Populicio.us was a service that used data from social bookmarking site del.icio.us, to create a site with enhanced statistics and a better variety of ‘popular’ links. However the Populicio.us service has just been taken off air, because its developer can no longer get the required information from del.icio.us. The developer of Populicio.us wrote:
“Del.icio.us doesn’t serve its homepage as it did and I’m not able to get all needed data to continue Populicio.us. Right now Del.icio.us doesn’t show all the bookmarked links in the homepage so there is no way I can generate real statistics.”
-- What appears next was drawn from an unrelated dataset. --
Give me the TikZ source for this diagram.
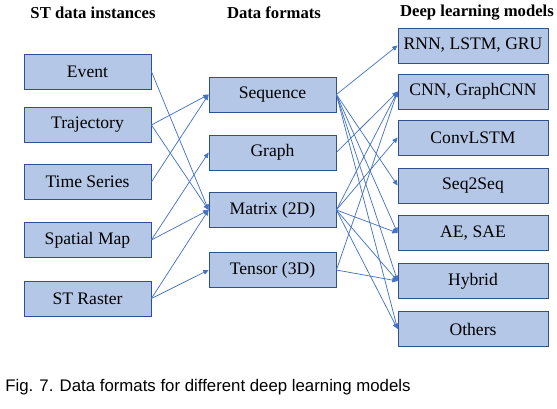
\documentclass[tikz,border=0pt]{standalone}
\usepackage{fontspec}
\setmainfont{Liberation Serif}
\newfontfamily\captionfont{Liberation Sans}
\usepackage{tikz}
\usetikzlibrary{arrows.meta}

\definecolor{boxfill}{HTML}{B4C7E7}
\definecolor{boxline}{HTML}{2F528F}
\definecolor{linkblue}{HTML}{4472C4}

\tikzset{
	stbox/.style = {draw = boxline, fill = boxfill, line width = 0.6pt, minimum width = 95.25pt, minimum height = 26.25pt, inner sep = 0pt, font = \fontsize{13.2}{15}\selectfont},
	dlbox/.style = {stbox, minimum width = 112.5pt},
	header/.style = {font = \fontsize{12.5}{15}\selectfont\bfseries},
	link/.style = {draw = linkblue, line width = 0.55pt, -{Triangle[length = 4pt, width = 3.5pt]}}
}

\begin{document}
\begin{tikzpicture}[x = 0.75pt, y = -0.75pt]

	% frame of the picture, in pixels
	\useasboundingbox (0,0) rectangle (557,408);

	% column headers
	\def \headerY {13};
	\node [header] (headST) at (93, \headerY) {ST data instances};
	\node [header] (headFormat) at (274, \headerY) {Data formats};
	\node [header] (headModel) at (477, \headerY) {Deep learning models};

	% ST data instances
	\def \colST {87.5};
	\node [stbox] (event) at (\colST, 71.5) {Event};
	\node [stbox] (trajectory) at (\colST, 125) {Trajectory};
	\node [stbox] (timeSeries) at (\colST, 182) {Time Series};
	\node [stbox] (spatialMap) at (\colST, 240) {Spatial Map};
	\node [stbox] (stRaster) at (\colST, 298.5) {ST Raster};

	% data formats
	\def \colFormat {272.5};
	\node [stbox] (sequence) at (\colFormat, 94.5) {Sequence};
	\node [stbox] (graph) at (\colFormat, 152.5) {Graph};
	\node [stbox] (matrix) at (\colFormat, 210) {Matrix (2D)};
	\node [stbox] (tensor) at (\colFormat, 270) {Tensor (3D)};

	% deep learning models
	\def \colModel {473};
	\node [dlbox] (rnn) at (\colModel, 45.5) {RNN, LSTM, GRU};
	\node [dlbox] (cnn) at (\colModel, 91.5) {CNN, GraphCNN};
	\node [dlbox] (convLSTM) at (\colModel, 137.5) {ConvLSTM};
	\node [dlbox] (seqSeq) at (\colModel, 185.5) {Seq2Seq};
	\node [dlbox] (autoEnc) at (\colModel, 233) {AE, SAE};
	\node [dlbox] (hybrid) at (\colModel, 281) {Hybrid};
	\node [dlbox] (others) at (\colModel, 329) {Others};

	% instances to formats
	\draw [link] (event.east) -- (matrix.west);
	\draw [link] (trajectory.east) -- (sequence.west);
	\draw [link] (trajectory.east) -- (matrix.west);
	\draw [link] (timeSeries.east) -- (sequence.west);
	\draw [link] (spatialMap.east) -- (graph.west);
	\draw [link] (spatialMap.east) -- (matrix.west);
	\draw [link] (stRaster.east) -- (matrix.west);
	\draw [link] (stRaster.east) -- (tensor.west);

	% formats to models
	\foreach \model in {rnn, seqSeq, autoEnc, hybrid, others}
		\draw [link] (sequence.east) -- (\model.west);
	\draw [link] (graph.east) -- (cnn.west);
	\foreach \model in {cnn, convLSTM, autoEnc, hybrid, others}
		\draw [link] (matrix.east) -- (\model.west);
	\draw [link] (tensor.east) -- (cnn.west);
	\draw [link] (tensor.east) -- (hybrid.west);

	% caption
	\node [anchor = base west, inner sep = 0pt, font = \captionfont\fontsize{12.6}{14}\selectfont] (caption) at (5, 391) {Fig. 7. Data formats for different deep learning models};

\end{tikzpicture}
\end{document}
This plainly illustrates the danger for remix or mash-up service providers who rely on third party sites for their data. del.icio.us can not only giveth, it can taketh away. Now, it appears as if del.cio.us celebrated its second birthday by re-designing its homepage. I’m curious if they intended to take away the data that populicio.us needed to operate, or was it an unintended consequence?
As Andy Baio pointed out, “the Delicious New Popular is pretty good”. Hmmm.
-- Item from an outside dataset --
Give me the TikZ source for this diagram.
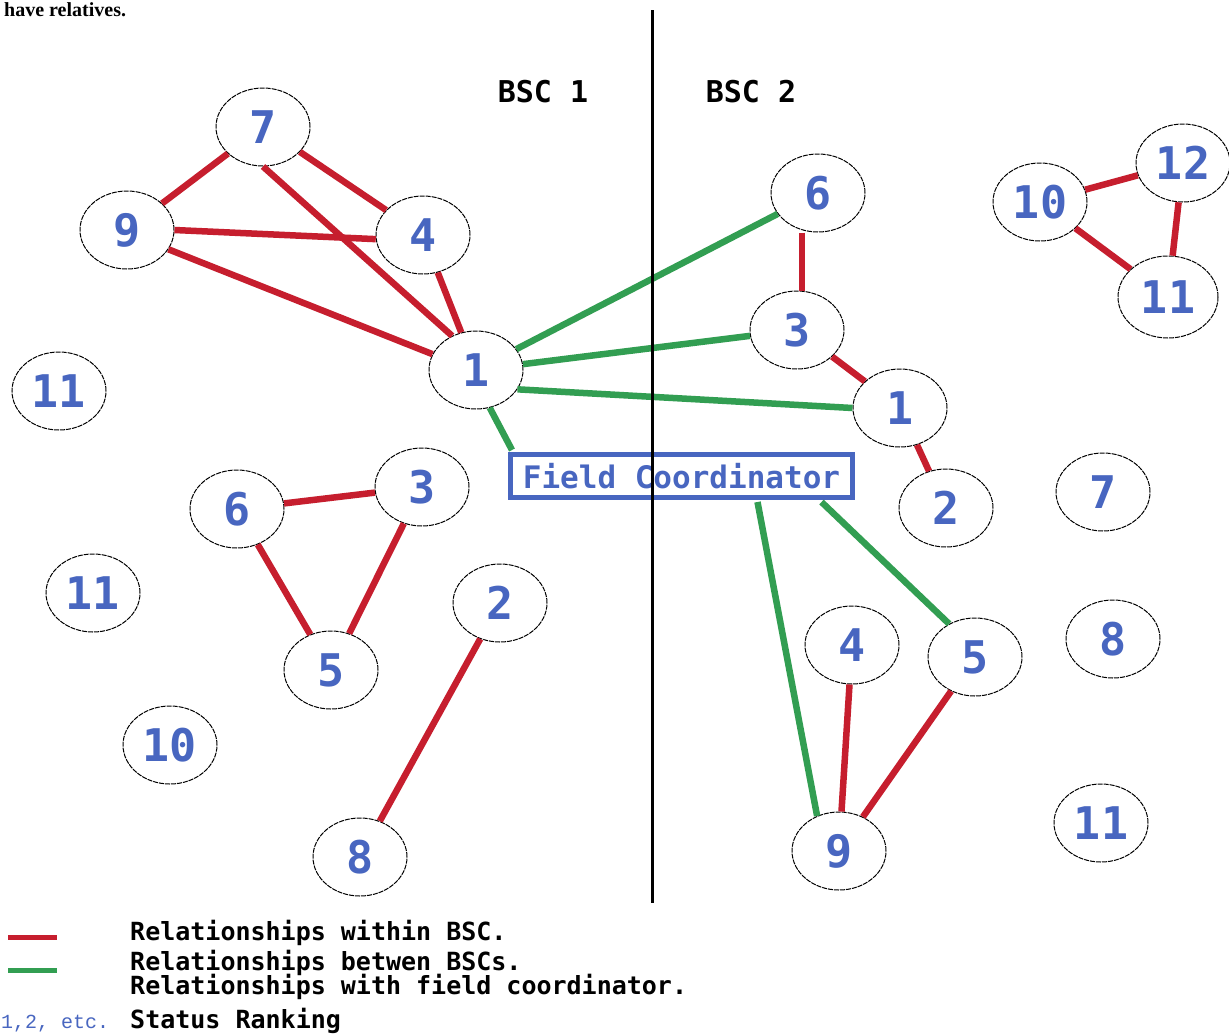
\documentclass[tikz,border=0pt]{standalone}
\usepackage{fontspec}
\setmainfont{DejaVu Sans}
\newfontfamily\dmono{DejaVu Sans Mono}
\newfontfamily\lmono{Liberation Mono}
\newfontfamily\tserif{Liberation Serif}
\usetikzlibrary{shapes.geometric}
\definecolor{ered}{RGB}{198,30,46}
\definecolor{egreen}{RGB}{50,158,82}
\definecolor{nblue}{RGB}{72,102,192}
\tikzset{
  person/.style={ellipse, draw=black, line width=1pt, dash pattern=on 5pt off 1pt,
    fill=white, minimum width=94pt, minimum height=78pt, inner sep=0pt,
    text=nblue, font=\dmono\bfseries\fontsize{45}{50}\selectfont},
  rel/.style={draw=ered, line width=6.5pt},
  link/.style={draw=egreen, line width=6.5pt},
  bsc/.style={font=\dmono\bfseries\fontsize{30}{34}\selectfont, text=black},
  legend/.style={anchor=base west, inner sep=0pt, font=\dmono\bfseries\fontsize{25}{28}\selectfont, text=black},
  fcbox/.style={draw=nblue, line width=5pt, minimum width=342pt, minimum height=43pt,
    inner sep=0pt, text=nblue, font=\dmono\bfseries\fontsize{31}{36}\selectfont}
}
\begin{document}
\begin{tikzpicture}[x=1pt,y=-1pt]
\path[use as bounding box, fill=white] (0,0) rectangle (1229,1034);
\clip (0,0) rectangle (1229,1034);

% text at top
\node[anchor=base west, inner sep=0pt, font=\tserif\bfseries\fontsize{20}{24}\selectfont] (cut) at (4,16) {have relatives.};

% headings
\node[bsc] (b1) at (543,92) {BSC 1};
\node[bsc] (b2) at (751,92) {BSC 2};

% BSC 1 nodes
\node[person] (l7) at (263,127) {7};
\node[person] (l9) at (127,230) {9};
\node[person] (l4) at (423,235) {4};
\node[person] (l1) at (476,370) {1};
\node[person] (l11a) at (59,391) {11};
\node[person] (l6) at (237,509) {6};
\node[person] (l3) at (422,487) {3};
\node[person] (l11b) at (93,593) {11};
\node[person] (l5) at (331,670) {5};
\node[person] (l2) at (500,603) {2};
\node[person] (l10) at (170,745) {10};
\node[person] (l8) at (360,857) {8};

% BSC 2 nodes
\node[person] (r6) at (818,193) {6};
\node[person] (r3) at (797,330) {3};
\node[person] (r1) at (900,408) {1};
\node[person] (r2) at (946,508) {2};
\node[person] (r7) at (1103,492) {7};
\node[person] (r8) at (1113,639) {8};
\node[person] (r4) at (852,645) {4};
\node[person] (r5) at (975,657) {5};
\node[person] (r9) at (839,851) {9};
\node[person] (r11) at (1101,823) {11};
\node[person] (r10) at (1040,202) {10};
\node[person] (r12) at (1183,163) {12};
\node[person, minimum width=100pt, minimum height=82pt] (r11t) at (1168,297) {11};

% field coordinator
\node[fcbox] (fc) at (681.5,476) {Field Coordinator};

% red relationships BSC 1
\draw[rel] (l7) -- (l9);
\draw[rel] (l7) -- (l4);
\draw[rel] (l7.-90) -- (l1.125);
\draw[rel] (l9.0) -- (l4.185);
\draw[rel] (l9.-25) -- (l1.160);
\draw[rel] (l4) -- (l1);
\draw[rel] (l6) -- (l3);
\draw[rel] (l6) -- (l5);
\draw[rel] (l3) -- (l5);
\draw[rel] (l2) -- (l8);

% red relationships BSC 2
\draw[rel] ([xshift=-16pt]r6.south) -- ([xshift=5pt]r3.north);
\draw[rel] (r3) -- (r1);
\draw[rel] (r1) -- (r2);
\draw[rel] (r4) -- (r9);
\draw[rel] (r5) -- (r9);
\draw[rel] (r10) -- (r12);
\draw[rel] (r12) -- (r11t);
\draw[rel] (r10) -- (r11t);

% green relationships
\draw[link] (l1) -- (r6);
\draw[link] (l1) -- (r3);
\draw[link] (l1.-25) -- (r1.180);
\draw[link] (l1.-70) -- ([xshift=4pt,yshift=2pt]fc.north west);
\draw[link] ([xshift=76pt,yshift=-2pt]fc.south) -- (r9.122);
\draw[link] ([xshift=140pt,yshift=-2pt]fc.south) -- (r5.128);

% divider
\coordinate (dtop) at (652,10);
\coordinate (dbot) at (652,903);
\draw[black, line width=3pt] (dtop) -- (dbot);

% legend
\coordinate (lra) at (8,937);
\coordinate (lrb) at (57,937);
\coordinate (lga) at (8,970);
\coordinate (lgb) at (57,970);
\draw[rel, line width=5pt] (lra) -- (lrb);
\draw[link, line width=5pt] (lga) -- (lgb);
\node[legend] (t1) at (130,940) {Relationships within BSC.};
\node[legend] (t2) at (130,970) {Relationships betwen BSCs.};
\node[legend] (t3) at (130,994) {Relationships with field coordinator.};
\node[anchor=base west, inner sep=0pt, text=nblue, font=\lmono\fontsize{20}{22}\selectfont] (t4a) at (1,1028) {1,2, etc.};
\node[legend] (t4) at (130,1028) {Status Ranking};
\end{tikzpicture}
\end{document}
I’m sure it was unintended, but the fact is del.cio.us effectively hobbled populicio.us with its re-design. Who controls the data is something that is still being explored in the Web 2.0 world – and I bet we see some more high profile examples of this ‘giveth, taketh away’ in the near future.
UPDATE: Fair points by both Dare Obasanjo and Ian Davis, who say that HTML scraping doesn’t have the same level of obligation as an API.
Dare wrote: “An API is a service contract which is unlikely to be broken without warning. A web page can change depending on the whims of the web master or graphic designer behind the site.”
Ian wrote: “This shows the distinction between content designed for human consumption and that designed for machine consumption. The human format will change for all kinds of reasons often simply as the site matures and its users become familiar with its workings. Machine interfaces change on a completely different timescale and generally stable over the long term.”
Both great points. Populicio.us still lost their service because their reliance on del.icio.us fell away, but the lesson here is that screen scraping HTML comes with those risks by nature. del.icio.us or any other data silo still controls their APIs, but one would think they’re more stable. Thanks Dare and Ian.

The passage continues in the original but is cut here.